Delicate agricultural products require precise handling that standard passive packaging cannot monitor in real time. How does this system distinguish between a static load like weight and a sudden impact like a fall, and what practical steps would a logistics provider take to implement this technology?
Distinguishing between the heavy, steady pressure of a stacked pallet and the violent “spike” of a dropped box comes down to how we analyze the timing and magnitude of the resonant frequency shift. A static load, such as several crates of strawberries being stacked on top of each other, creates a permanent, stable shift in the frequency, whereas a fall produces a sharp, instantaneous “pulse” as the hinges buckle rapidly. For a logistics provider to implement this, the process is surprisingly straightforward because the sensors are built directly into the cushioning material they are already using. They would simply replace their traditional bubble wrap or foam inserts with our SHD panels and install a few wireless readout gates at key transition points in their warehouse. This creates a seamless “digital twin” of the shipment’s physical state, providing real-time alerts whenever a threshold is crossed, without ever needing to open the box.
What is your forecast for origami-inspired smart logistics?
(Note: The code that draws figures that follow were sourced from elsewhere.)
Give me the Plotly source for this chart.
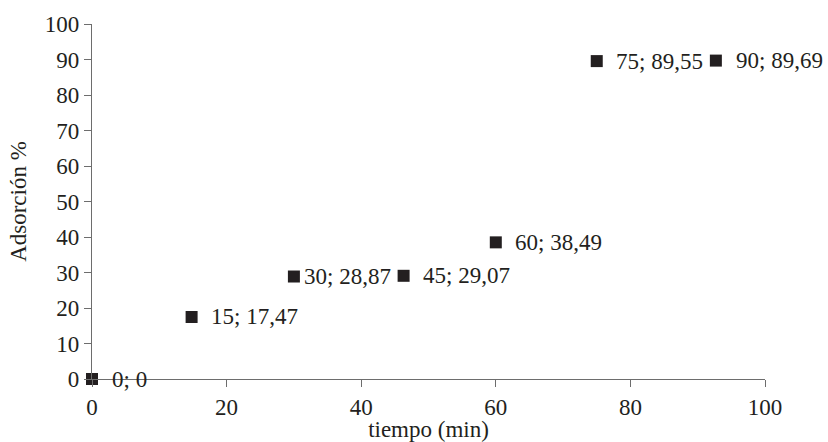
import plotly.graph_objects as go

# Data
tiempo = [0, 14.8, 30, 46.3, 60, 75, 92.7]          # plotted x positions
adsorcion = [0, 17.47, 28.87, 29.07, 38.49, 89.55, 89.69]
etiquetas = ["0; 0", "15; 17,47", "30; 28,87", "45; 29,07",
             "60; 38,49", "75; 89,55", "90; 89,69"]
desplaz = [21, 20, 11, 20, 20, 20, 21]  # label x offsets in px

x_ticks = [0, 20, 40, 60, 80, 100]
y_ticks = [0, 10, 20, 30, 40, 50, 60, 70, 80, 90, 100]

FONT = "Liberation Serif"
TXT = "#231f20"
AX = "#6d6d6d"
FS = 23

fig = go.Figure()
fig.add_trace(go.Scatter(
    x=tiempo, y=adsorcion, mode="markers",
    marker=dict(symbol="square", size=12, color="#231f20"),
    cliponaxis=False, showlegend=False,
))

for xv, yv, t, dx in zip(tiempo, adsorcion, etiquetas, desplaz):
    fig.add_annotation(x=xv, y=yv, text=t, showarrow=False,
                       xanchor="left", yanchor="middle", xshift=dx - 3,
                       font=dict(family=FONT, size=FS, color=TXT))

fig.update_layout(
    width=828, height=442,
    margin=dict(l=92, r=63, t=24, b=63),
    paper_bgcolor="white", plot_bgcolor="white",
    font=dict(family=FONT, size=FS, color=TXT),
)
fig.update_xaxes(
    range=[0, 100], tickvals=x_ticks, ticks="outside", ticklen=7,
    tickcolor=AX, showline=True, linecolor=AX, linewidth=1.3,
    showgrid=False, zeroline=False, automargin=False,
    title=dict(text="tiempo (min)", font=dict(family=FONT, size=FS, color=TXT), standoff=0),
    tickfont=dict(family=FONT, size=FS, color=TXT),
)
fig.update_yaxes(
    range=[0, 100], tickvals=y_ticks, ticks="outside", ticklen=7,
    tickcolor=AX, showline=True, linecolor=AX, linewidth=1.3,
    showgrid=False, zeroline=False, automargin=False,
    title=dict(text="Adsorción %", font=dict(family=FONT, size=FS, color=TXT), standoff=11),
    tickfont=dict(family=FONT, size=FS, color=TXT),
)

fig.write_html("out.html", config={"displayModeBar": False},
               post_script="document.body.style.margin='0';")
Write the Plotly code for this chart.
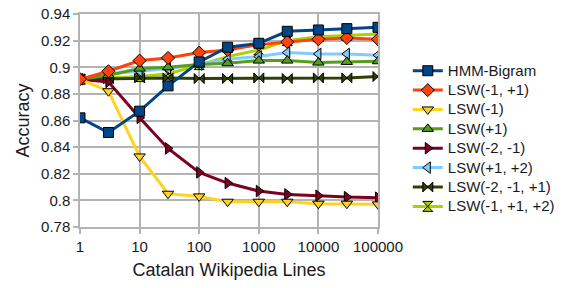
import plotly.graph_objects as go

lines = [1, 3, 10, 30, 100, 300, 1000, 3000, 10000, 30000, 100000]

hmm_bigram = [0.862, 0.851, 0.867, 0.886, 0.904, 0.915, 0.918, 0.927, 0.928, 0.929, 0.930]
lsw_m1_p1 = [0.891, 0.897, 0.905, 0.907, 0.911, 0.913, 0.917, 0.919, 0.921, 0.922, 0.921]
lsw_m1 = [0.891, 0.882, 0.833, 0.805, 0.803, 0.799, 0.799, 0.799, 0.7975, 0.7975, 0.797]
lsw_p1 = [0.891, 0.894, 0.899, 0.900, 0.902, 0.903, 0.905, 0.905, 0.9035, 0.904, 0.9045]
lsw_m2_m1 = [0.891, 0.889, 0.862, 0.839, 0.821, 0.813, 0.807, 0.8045, 0.8035, 0.8025, 0.802]
lsw_p1_p2 = [0.891, 0.895, 0.897, 0.899, 0.902, 0.906, 0.908, 0.911, 0.910, 0.910, 0.909]
lsw_m2_m1_p1 = [0.891, 0.8915, 0.892, 0.892, 0.8915, 0.8915, 0.892, 0.8915, 0.892, 0.892, 0.893]
lsw_m1_p1_p2 = [0.891, 0.892, 0.893, 0.895, 0.902, 0.908, 0.913, 0.920, 0.923, 0.924, 0.925]

series_names = ["HMM-Bigram", "LSW(-1, +1)", "LSW(-1)", "LSW(+1)", "LSW(-2, -1)",
                "LSW(+1, +2)", "LSW(-2, -1, +1)", "LSW(-1, +1, +2)"]
series_values = [hmm_bigram, lsw_m1_p1, lsw_m1, lsw_p1, lsw_m2_m1,
                 lsw_p1_p2, lsw_m2_m1_p1, lsw_m1_p1_p2]
colors = ["#004586", "#ff420e", "#ffd320", "#579d1c", "#7e0021",
          "#83caff", "#314004", "#aecf00"]
symbols = ["square", "diamond", "triangle-down", "triangle-up", "triangle-right",
           "triangle-left", "bowtie", "hourglass"]

y_ticks = [0.78, 0.8, 0.82, 0.84, 0.86, 0.88, 0.9, 0.92, 0.94]
y_ticktext = ["0.78", "0.8", "0.82", "0.84", "0.86", "0.88", "0.9", "0.92", "0.94"]
x_ticks = [1, 10, 100, 1000, 10000, 100000]
x_ticktext = ["1", "10", "100", "1000", "10000", "100000"]

fig = go.Figure()
n = len(series_names)
for i in reversed(range(n)):
    fig.add_trace(go.Scatter(
        x=lines, y=series_values[i],
        name='<span style="font-size:15px">' + series_names[i] + '</span>',
        mode="lines+markers",
        line=dict(color=colors[i], width=3),
        marker=dict(symbol=symbols[i], size=10, color=colors[i],
                    line=dict(color="#000000", width=1)),
        legendrank=i + 1,
    ))

font = "Liberation Sans, Arial, sans-serif"
fig.update_layout(
    width=576, height=288,
    margin=dict(l=80, r=198, t=14, b=61, autoexpand=False),
    paper_bgcolor="white", plot_bgcolor="white",
    font=dict(family=font, size=15, color="#1a1a1a"),
    showlegend=True,
    legend=dict(x=1.10, y=0.413, xanchor="left", yanchor="middle",
                font=dict(size=12.6), tracegroupgap=0, itemwidth=30,
                bgcolor="rgba(0,0,0,0)"),
    xaxis=dict(type="log", range=[0, 5], tickvals=x_ticks, ticktext=x_ticktext,
               showgrid=True, gridcolor="#b3b3b3", gridwidth=1.5,
               showline=True, linecolor="#b3b3b3", linewidth=1.5, mirror=True,
               ticks="outside", ticklen=5, tickcolor="#b3b3b3", tickwidth=1.5,
               ticklabeloverflow="allow",
               title=dict(text="Catalan Wikipedia Lines", standoff=10),
               zeroline=False, automargin=False),
    yaxis=dict(range=[0.78, 0.94], tickvals=y_ticks, ticktext=y_ticktext,
               showgrid=True, gridcolor="#b3b3b3", gridwidth=1.5,
               showline=True, linecolor="#b3b3b3", linewidth=1.5, mirror=True,
               ticks="outside", ticklen=5, tickcolor="#b3b3b3", tickwidth=1.5,
               ticklabeloverflow="allow",
               title=dict(text="Accuracy", standoff=7),
               zeroline=False, automargin=False),
)

fig.write_html("out.html", config={"displayModeBar": False},
               post_script="document.body.style.margin='0';")
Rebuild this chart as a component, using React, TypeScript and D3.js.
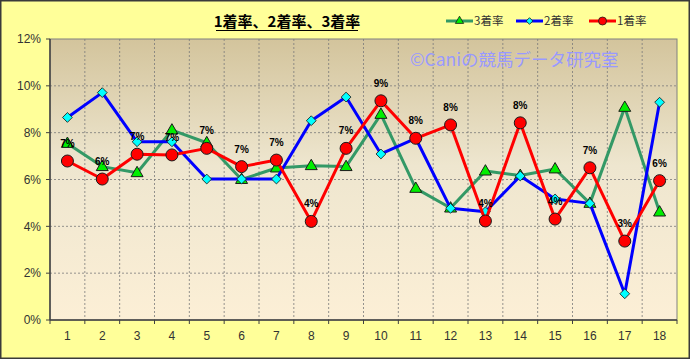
import React from "react";
import * as d3 from "d3";

const categories = ["1","2","3","4","5","6","7","8","9","10","11","12","13","14","15","16","17","18"];
const rate1 = [6.79, 6.02, 7.08, 7.05, 7.33, 6.55, 6.83, 4.21, 7.33, 9.36, 7.76, 8.33, 4.23, 8.42, 4.31, 6.5, 3.37, 5.95];
const rate2 = [8.65, 9.71, 7.61, 7.61, 6.02, 6.02, 6.02, 8.51, 9.52, 7.09, 7.76, 4.77, 4.62, 6.15, 5.17, 4.98, 1.12, 9.3];
const rate3 = [7.54, 6.55, 6.29, 8.11, 7.57, 6.0, 6.49, 6.59, 6.55, 8.78, 5.62, 4.78, 6.36, 6.17, 6.45, 4.98, 9.08, 4.61];
const yTicks = [0, 2, 4, 6, 8, 10, 12];
const title = "1着率、2着率、3着率";
const watermark = "©Caniの競馬データ研究室";

const W = 690, H = 359;
const L = 50, R = 677, T = 39, B = 320;

export default function App() {
  const x = d3.scaleBand<string>().domain(categories).range([L, R]).padding(0);
  const y = d3.scaleLinear().domain([0, 12]).range([B, T]);
  const cx = (i: number) => (x(categories[i]) as number) + x.bandwidth() / 2;
  const line = d3.line<number>().x((_, i) => cx(i)).y((v) => y(v));
  const tri = d3.symbol().type(d3.symbolTriangle).size(62)() as string;
  const dia = d3.symbol().type(d3.symbolSquare).size(48)() as string;
  const font = "'Liberation Sans', Arial, sans-serif";
  const jp = "'Noto Sans CJK JP', sans-serif";

  const bounds = categories.map((c) => x(c) as number).concat([R]);

  return (
    <svg width={W} height={H} style={{ position: "absolute", left: 0, top: 0 }} xmlns="http://www.w3.org/2000/svg">
      <defs>
        <linearGradient id="pg" x1="0" y1="0" x2="0" y2="1">
          <stop offset="0" stopColor="#D3C49C" />
          <stop offset="0.45" stopColor="#EEE6CF" />
          <stop offset="1" stopColor="#FCEFD6" />
        </linearGradient>
      </defs>
      <rect x={0.75} y={0.75} width={W - 1.5} height={H - 1.5} fill="#FFFF99" stroke="#3a3a3a" strokeWidth={1.5} />
      <rect x={L} y={T} width={R - L} height={B - T} fill="url(#pg)" stroke="#808080" strokeWidth={1} />
      {yTicks.slice(1, -1).map((t) => (
        <line key={"h" + t} x1={L} x2={R} y1={y(t)} y2={y(t)} stroke="#7a7a7a" strokeWidth={0.8} strokeDasharray="2,2" />
      ))}
      {bounds.slice(1, -1).map((b, i) => (
        <line key={"v" + i} x1={b} x2={b} y1={T} y2={B} stroke="#7a7a7a" strokeWidth={0.8} strokeDasharray="2,2" />
      ))}
      <text x={410} y={66} fontFamily={jp} fontSize={17.5} fill="#9999FF">{watermark}</text>
      <line x1={L} x2={L} y1={T} y2={B} stroke="#404040" strokeWidth={1.5} />
      <line x1={L} x2={R} y1={B} y2={B} stroke="#404040" strokeWidth={1.5} />
      {yTicks.map((t) => (
        <g key={"yt" + t}>
          <line x1={L - 4} x2={L} y1={y(t)} y2={y(t)} stroke="#404040" />
          <text x={41} y={y(t)} dy="0.35em" textAnchor="end" fontFamily={font} fontSize={12} fill="#333">{t + "%"}</text>
        </g>
      ))}
      {bounds.map((b, i) => (
        <line key={"xt" + i} x1={b} x2={b} y1={B} y2={B + 4} stroke="#404040" />
      ))}
      {categories.map((c, i) => (
        <text key={"xl" + c} x={cx(i)} y={340} textAnchor="middle" fontFamily={font} fontSize={12} fill="#333">{c}</text>
      ))}
      <path d={line(rate3) as string} fill="none" stroke="#339966" strokeWidth={3} strokeLinejoin="round" />
      {rate3.map((v, i) => (
        <path key={"g" + i} d={tri} transform={`translate(${cx(i)},${y(v) + 0.5})`} fill="#00EE00" stroke="#1a1a1a" strokeWidth={1} />
      ))}
      <path d={line(rate2) as string} fill="none" stroke="#0000FF" strokeWidth={3} strokeLinejoin="round" />
      {rate2.map((v, i) => (
        <path key={"b" + i} d={dia} transform={`translate(${cx(i)},${y(v)}) rotate(45)`} fill="#00FFFF" stroke="#1a1a1a" strokeWidth={0.8} />
      ))}
      <path d={line(rate1) as string} fill="none" stroke="#FF0000" strokeWidth={3} strokeLinejoin="round" />
      {rate1.map((v, i) => (
        <circle key={"r" + i} cx={cx(i)} cy={y(v)} r={6} fill="#FF0000" stroke="#1a1a1a" strokeWidth={1} />
      ))}
      {rate1.map((v, i) => (
        <text key={"lb" + i} x={cx(i)} y={y(v) - 14} textAnchor="middle" fontFamily={font} fontWeight="bold" fontSize={10} fill="#000">{Math.round(v) + "%"}</text>
      ))}
      <text x={287} y={27} textAnchor="middle" fontFamily={jp} fontWeight="bold" fontSize={15} fill="#000">{title}</text>
      <line x1={216} x2={358} y1={30.5} y2={30.5} stroke="#000" strokeWidth={1} />
      {[
        { name: "3着率", color: "#339966", x0: 446, m: "tri" },
        { name: "2着率", color: "#0000FF", x0: 516, m: "dia" },
        { name: "1着率", color: "#FF0000", x0: 589, m: "cir" },
      ].map((s) => (
        <g key={s.name}>
          <line x1={s.x0} x2={s.x0 + 27} y1={21} y2={21} stroke={s.color} strokeWidth={3} />
          {s.m === "tri" && <path d={d3.symbol().type(d3.symbolTriangle).size(30)() as string} transform={`translate(${s.x0 + 13.5},21)`} fill="#00EE00" stroke="#1a1a1a" strokeWidth={0.8} />}
          {s.m === "dia" && <path d={d3.symbol().type(d3.symbolSquare).size(22)() as string} transform={`translate(${s.x0 + 13.5},21) rotate(45)`} fill="#00FFFF" stroke="#1a1a1a" strokeWidth={0.8} />}
          {s.m === "cir" && <circle cx={s.x0 + 13.5} cy={21} r={4} fill="#FF0000" stroke="#1a1a1a" strokeWidth={0.8} />}
          <text x={s.x0 + 28} y={21} dy="0.35em" fontFamily={jp} fontSize={11.5} fill="#333">{s.name}</text>
        </g>
      ))}
    </svg>
  );
}
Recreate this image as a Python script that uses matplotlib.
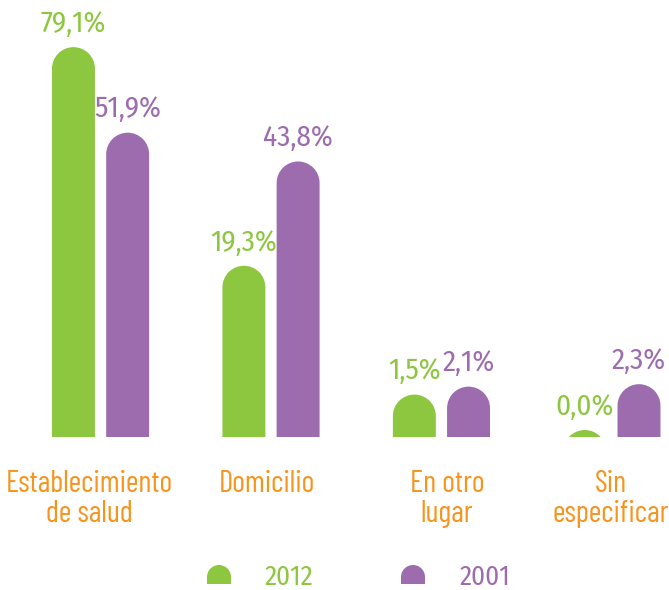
import numpy as np
import matplotlib
matplotlib.use('Agg')
from matplotlib import pyplot as plt
from matplotlib.path import Path
from matplotlib.patches import PathPatch
from matplotlib.transforms import IdentityTransform

categories = ['Establecimiento\nde salud', 'Domicilio', 'En otro\nlugar', 'Sin\nespecificar']
years = ['2012', '2001']
values_2012 = [79.1, 19.3, 1.5, 0.0]
values_2001 = [51.9, 43.8, 2.1, 2.3]
labels_2012 = ['79,1%', '19,3%', '1,5%', '0,0%']
labels_2001 = ['51,9%', '43,8%', '2,1%', '2,3%']

green = '#8DC63F'
purple = '#9D6CAE'
orange = '#F7941D'
num_font = ['Fira Sans Condensed', 'DejaVu Sans']
cat_font = ['Barlow Condensed', 'Fira Sans Extra Condensed', 'DejaVu Sans']

W, H = 669, 590
fig = plt.figure(figsize=(W / 100, H / 100), dpi=100)
# axes bottom = bar baseline
ax = fig.add_axes([0, (H - 437) / H, 1, 437 / H])

# power scale, the infographic bars are not proportional to value
p = 0.6
fwd = lambda v: np.sign(v) * np.abs(v) ** p
inv = lambda v: np.sign(v) * np.abs(v) ** (1 / p)
ax.set_yscale('function', functions=(fwd, inv))
ax.set_ylim(-0.1, 96)
ax.set_xlim(-0.59, 3.335)
for s in ax.spines.values():
    s.set_visible(False)
ax.set_yticks([])
ax.set_xticks([])

x = np.arange(len(categories))
bw = 0.252
off = 0.159


def dome(x0, x1, yb, yt, color, parent):
    # rectangle with a half circle on top, pixel coords
    r = (x1 - x0) / 2
    cy = yt - r
    arc = Path.arc(0, 180)
    verts = [(x1, yb), (x1, cy)]
    codes = [Path.MOVETO, Path.LINETO]
    for v, c in zip(arc.vertices[1:], arc.codes[1:]):
        verts.append((x0 + r + v[0] * r, cy + v[1] * r))
        codes.append(c)
    verts += [(x0, yb), (x1, yb)]
    codes += [Path.LINETO, Path.CLOSEPOLY]
    pp = PathPatch(Path(verts, codes), facecolor=color, edgecolor='none',
                   transform=IdentityTransform())
    if parent is ax:
        ax.add_patch(pp)
    else:
        fig.add_artist(pp)


for i in range(len(categories)):
    for xc, val, lab, col in [(x[i] - off, values_2012[i], labels_2012[i], green),
                              (x[i] + off, values_2001[i], labels_2001[i], purple)]:
        (x0, yb) = ax.transData.transform((xc - bw / 2, ax.get_ylim()[0]))
        (x1, yt) = ax.transData.transform((xc + bw / 2, val))
        dome(x0, x1, yb - 2, yt, col, ax)
        ax.annotate(lab, (xc, val), xytext=(0, 11), textcoords='offset points',
                    ha='center', va='baseline', color=col, fontsize=21, family=num_font)

# category labels under each group
cat_dx = [-8, -3, 4, -1]
for i, cat in enumerate(categories):
    ax.annotate(cat, (x[i], 0), xycoords=ax.get_xaxis_transform(),
                xytext=(cat_dx[i], -23.5), textcoords='offset points', ha='center', va='top',
                color=orange, fontsize=22, family=cat_font,
                linespacing=1.12, annotation_clip=False)

# legend drawn by hand, pixel positions from the top-left corner
leg_dome_x = [207, 401]
leg_text_x = [265, 460]
for yr, col, dx, tx in zip(years, [green, purple], leg_dome_x, leg_text_x):
    dome(dx, dx + 24, H - 584, H - 565, col, fig)
    fig.text(tx / W, (H - 585) / H, yr, color=col, fontsize=19.5, family=num_font,
             ha='left', va='baseline')

plt.savefig('out.png', dpi=100)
I believe we are standing at the edge of a total revolution where packaging is no longer just “trash” to be discarded, but an active, intelligent participant in the global supply chain. In the next decade, I forecast that these self-folding honeycomb structures will become the industry standard for high-value and perishable goods, moving beyond simple paper to advanced bio-polymers and recycled materials. We will see “smart warehouses” where thousands of packages are pinged simultaneously by overhead scanners, instantly identifying which specific crate of produce in a mountain of cargo has begun to bruise or overheat. By removing the need for batteries and expensive wiring, we are making intelligence affordable and sustainable, eventually leading to a world where “zero damage” during shipping is no longer an idealistic goal, but a verifiable daily reality for every logistics provider on the planet.